### DATASET CONTENT:
%%

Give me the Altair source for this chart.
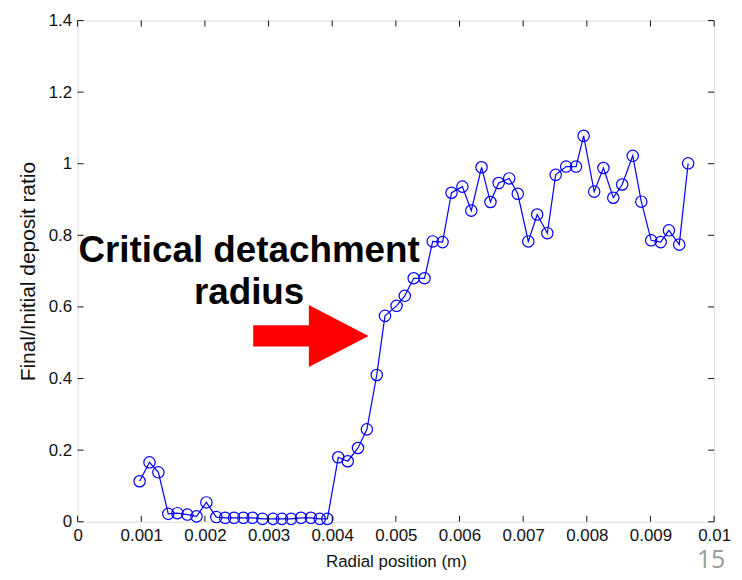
import altair as alt
import pandas as pd

# ---- data ----
radial = [0.000974, 0.001129, 0.001269, 0.001424, 0.001568, 0.001724, 0.001868, 0.002023,
          0.002179, 0.002318, 0.002458, 0.002604, 0.002748, 0.002904, 0.003070, 0.003210,
          0.003354, 0.003509, 0.003665, 0.003804, 0.003924,
          0.004095, 0.004244, 0.004405, 0.004545, 0.004700, 0.004829, 0.005011, 0.005140,
          0.005280, 0.005450, 0.005579, 0.005734, 0.005874, 0.006045, 0.006185, 0.006346,
          0.006486, 0.006615, 0.006781, 0.006915, 0.007081, 0.007220, 0.007380, 0.007511,
          0.007675, 0.007831, 0.007950, 0.008116, 0.008261, 0.008416, 0.008556, 0.008722,
          0.008856, 0.009011, 0.009161, 0.009290, 0.009452, 0.009592]
ratio = [0.113, 0.166, 0.138, 0.022, 0.024, 0.020, 0.015, 0.054,
         0.013, 0.011, 0.011, 0.011, 0.011, 0.008, 0.008, 0.008,
         0.008, 0.011, 0.011, 0.008, 0.008,
         0.180, 0.169, 0.206, 0.258, 0.410, 0.575, 0.603, 0.631,
         0.680, 0.680, 0.783, 0.781, 0.919, 0.936, 0.869, 0.990,
         0.893, 0.946, 0.959, 0.916, 0.783, 0.858, 0.806, 0.969,
         0.992, 0.992, 1.078, 0.922, 0.988, 0.905, 0.942, 1.022,
         0.894, 0.786, 0.781, 0.814, 0.774, 1.001]

x_ticks = [0, 0.001, 0.002, 0.003, 0.004, 0.005, 0.006, 0.007, 0.008, 0.009, 0.01]
y_ticks = [0, 0.2, 0.4, 0.6, 0.8, 1.0, 1.2, 1.4]

note_text = ["Critical detachment", "radius"]
note_x = [0.002694, 0.002694]
note_y = [0.725, 0.607]

arrow_x = [0.003665]
arrow_y = [0.519]

W, H = 640, 504
FONT = "Liberation Sans"

df = pd.DataFrame({"r": radial, "v": ratio})
xt = pd.DataFrame({"r": x_ticks})
yt = pd.DataFrame({"v": y_ticks})
notes = pd.DataFrame({"r": note_x, "v": note_y, "text": note_text})
arrow = pd.DataFrame({"r": arrow_x, "v": arrow_y})

xs = alt.Scale(domain=[0, 0.01], nice=False, zero=False)
ys = alt.Scale(domain=[0, 1.4], nice=False, zero=False)

x_axis = alt.Axis(values=x_ticks, format="~g", tickSize=0, grid=False, domain=False,
                  labelFont=FONT, labelFontSize=17, labelColor="#111", labelPadding=6,
                  labelFlush=False, labelOverlap=False,
                  title="Radial position (m)", titleFont=FONT, titleFontSize=17,
                  titleFontWeight="normal", titleColor="#111", titlePadding=10)
y_axis = alt.Axis(values=y_ticks, format="~g", tickSize=0, grid=False, domain=False,
                  labelFont=FONT, labelFontSize=17, labelColor="#111", labelPadding=6,
                  labelFlush=False, labelOverlap=False,
                  title="Final/Initial deposit ratio", titleFont=FONT, titleFontSize=21,
                  titleFontWeight="normal", titleColor="#111", titlePadding=10)

X = alt.X("r:Q", scale=xs, axis=x_axis)
Y = alt.Y("v:Q", scale=ys, axis=y_axis)

line = alt.Chart(df).mark_line(color="#0000ff", strokeWidth=1.2).encode(x=X, y=Y)
pts = alt.Chart(df).mark_point(shape="circle", filled=False, color="#0000ff",
                               size=130, strokeWidth=1.2, opacity=1).encode(x=X, y=Y)

tick_style = dict(color="#111", strokeWidth=1)
bottom_ticks = alt.Chart(xt).mark_rule(**tick_style).encode(
    x=X, y=alt.value(H), y2=alt.value(H - 6))
top_ticks = alt.Chart(xt).mark_rule(**tick_style).encode(
    x=X, y=alt.value(0), y2=alt.value(6))
left_ticks = alt.Chart(yt).mark_rule(**tick_style).encode(
    y=Y, x=alt.value(0), x2=alt.value(6))
right_ticks = alt.Chart(yt).mark_rule(**tick_style).encode(
    y=Y, x=alt.value(W - 6), x2=alt.value(W))

note_layer = alt.Chart(notes).mark_text(font=FONT, fontSize=37, fontWeight="bold",
                                        color="black", align="center",
                                        baseline="alphabetic").encode(
    x=X, y=Y, text="text:N")

arrow_path = ("M -1 -0.184 L -0.035 -0.184 L -0.035 -0.537 L 1 0 "
              "L -0.035 0.537 L -0.035 0.184 L -1 0.184 Z")
arrow_layer = alt.Chart(arrow).mark_point(shape=arrow_path, filled=True, fill="#ff0000",
                                          stroke="#ff0000", strokeWidth=0, opacity=1,
                                          size=116 * 116).encode(x=X, y=Y)

page_num = alt.Chart(pd.DataFrame({"n": ["15"]})).mark_text(
    font="Open Sans", fontSize=25, color="#9a9a9a", align="center",
    baseline="alphabetic").encode(
    x=alt.value(637), y=alt.value(551), text="n:N")

chart = alt.layer(line, pts, bottom_ticks, top_ticks, left_ticks, right_ticks,
                  note_layer, arrow_layer, page_num).properties(
    width=W, height=H,
    autosize=alt.AutoSizeParams(type="none"),
    padding={"left": 70, "top": 11, "right": 20, "bottom": 56},
).configure_view(stroke="#222", strokeWidth=1.2).configure(background="white")

chart.save("out.html", embed_options={"renderer": "svg", "actions": False})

%%

Without the pictures, write out the whole listing above exactly as it appears.

Give me the Altair source for this chart.
import altair as alt
import pandas as pd

# ---- data ----
radial = [0.000974, 0.001129, 0.001269, 0.001424, 0.001568, 0.001724, 0.001868, 0.002023,
          0.002179, 0.002318, 0.002458, 0.002604, 0.002748, 0.002904, 0.003070, 0.003210,
          0.003354, 0.003509, 0.003665, 0.003804, 0.003924,
          0.004095, 0.004244, 0.004405, 0.004545, 0.004700, 0.004829, 0.005011, 0.005140,
          0.005280, 0.005450, 0.005579, 0.005734, 0.005874, 0.006045, 0.006185, 0.006346,
          0.006486, 0.006615, 0.006781, 0.006915, 0.007081, 0.007220, 0.007380, 0.007511,
          0.007675, 0.007831, 0.007950, 0.008116, 0.008261, 0.008416, 0.008556, 0.008722,
          0.008856, 0.009011, 0.009161, 0.009290, 0.009452, 0.009592]
ratio = [0.113, 0.166, 0.138, 0.022, 0.024, 0.020, 0.015, 0.054,
         0.013, 0.011, 0.011, 0.011, 0.011, 0.008, 0.008, 0.008,
         0.008, 0.011, 0.011, 0.008, 0.008,
         0.180, 0.169, 0.206, 0.258, 0.410, 0.575, 0.603, 0.631,
         0.680, 0.680, 0.783, 0.781, 0.919, 0.936, 0.869, 0.990,
         0.893, 0.946, 0.959, 0.916, 0.783, 0.858, 0.806, 0.969,
         0.992, 0.992, 1.078, 0.922, 0.988, 0.905, 0.942, 1.022,
         0.894, 0.786, 0.781, 0.814, 0.774, 1.001]

x_ticks = [0, 0.001, 0.002, 0.003, 0.004, 0.005, 0.006, 0.007, 0.008, 0.009, 0.01]
y_ticks = [0, 0.2, 0.4, 0.6, 0.8, 1.0, 1.2, 1.4]

note_text = ["Critical detachment", "radius"]
note_x = [0.002694, 0.002694]
note_y = [0.725, 0.607]

arrow_x = [0.003665]
arrow_y = [0.519]

W, H = 640, 504
FONT = "Liberation Sans"

df = pd.DataFrame({"r": radial, "v": ratio})
xt = pd.DataFrame({"r": x_ticks})
yt = pd.DataFrame({"v": y_ticks})
notes = pd.DataFrame({"r": note_x, "v": note_y, "text": note_text})
arrow = pd.DataFrame({"r": arrow_x, "v": arrow_y})

xs = alt.Scale(domain=[0, 0.01], nice=False, zero=False)
ys = alt.Scale(domain=[0, 1.4], nice=False, zero=False)

x_axis = alt.Axis(values=x_ticks, format="~g", tickSize=0, grid=False, domain=False,
                  labelFont=FONT, labelFontSize=17, labelColor="#111", labelPadding=6,
                  labelFlush=False, labelOverlap=False,
                  title="Radial position (m)", titleFont=FONT, titleFontSize=17,
                  titleFontWeight="normal", titleColor="#111", titlePadding=10)
y_axis = alt.Axis(values=y_ticks, format="~g", tickSize=0, grid=False, domain=False,
                  labelFont=FONT, labelFontSize=17, labelColor="#111", labelPadding=6,
                  labelFlush=False, labelOverlap=False,
                  title="Final/Initial deposit ratio", titleFont=FONT, titleFontSize=21,
                  titleFontWeight="normal", titleColor="#111", titlePadding=10)

X = alt.X("r:Q", scale=xs, axis=x_axis)
Y = alt.Y("v:Q", scale=ys, axis=y_axis)

line = alt.Chart(df).mark_line(color="#0000ff", strokeWidth=1.2).encode(x=X, y=Y)
pts = alt.Chart(df).mark_point(shape="circle", filled=False, color="#0000ff",
                               size=130, strokeWidth=1.2, opacity=1).encode(x=X, y=Y)

tick_style = dict(color="#111", strokeWidth=1)
bottom_ticks = alt.Chart(xt).mark_rule(**tick_style).encode(
    x=X, y=alt.value(H), y2=alt.value(H - 6))
top_ticks = alt.Chart(xt).mark_rule(**tick_style).encode(
    x=X, y=alt.value(0), y2=alt.value(6))
left_ticks = alt.Chart(yt).mark_rule(**tick_style).encode(
    y=Y, x=alt.value(0), x2=alt.value(6))
right_ticks = alt.Chart(yt).mark_rule(**tick_style).encode(
    y=Y, x=alt.value(W - 6), x2=alt.value(W))

note_layer = alt.Chart(notes).mark_text(font=FONT, fontSize=37, fontWeight="bold",
                                        color="black", align="center",
                                        baseline="alphabetic").encode(
    x=X, y=Y, text="text:N")

arrow_path = ("M -1 -0.184 L -0.035 -0.184 L -0.035 -0.537 L 1 0 "
              "L -0.035 0.537 L -0.035 0.184 L -1 0.184 Z")
arrow_layer = alt.Chart(arrow).mark_point(shape=arrow_path, filled=True, fill="#ff0000",
                                          stroke="#ff0000", strokeWidth=0, opacity=1,
                                          size=116 * 116).encode(x=X, y=Y)

page_num = alt.Chart(pd.DataFrame({"n": ["15"]})).mark_text(
    font="Open Sans", fontSize=25, color="#9a9a9a", align="center",
    baseline="alphabetic").encode(
    x=alt.value(637), y=alt.value(551), text="n:N")

chart = alt.layer(line, pts, bottom_ticks, top_ticks, left_ticks, right_ticks,
                  note_layer, arrow_layer, page_num).properties(
    width=W, height=H,
    autosize=alt.AutoSizeParams(type="none"),
    padding={"left": 70, "top": 11, "right": 20, "bottom": 56},
).configure_view(stroke="#222", strokeWidth=1.2).configure(background="white")

chart.save("out.html", embed_options={"renderer": "svg", "actions": False})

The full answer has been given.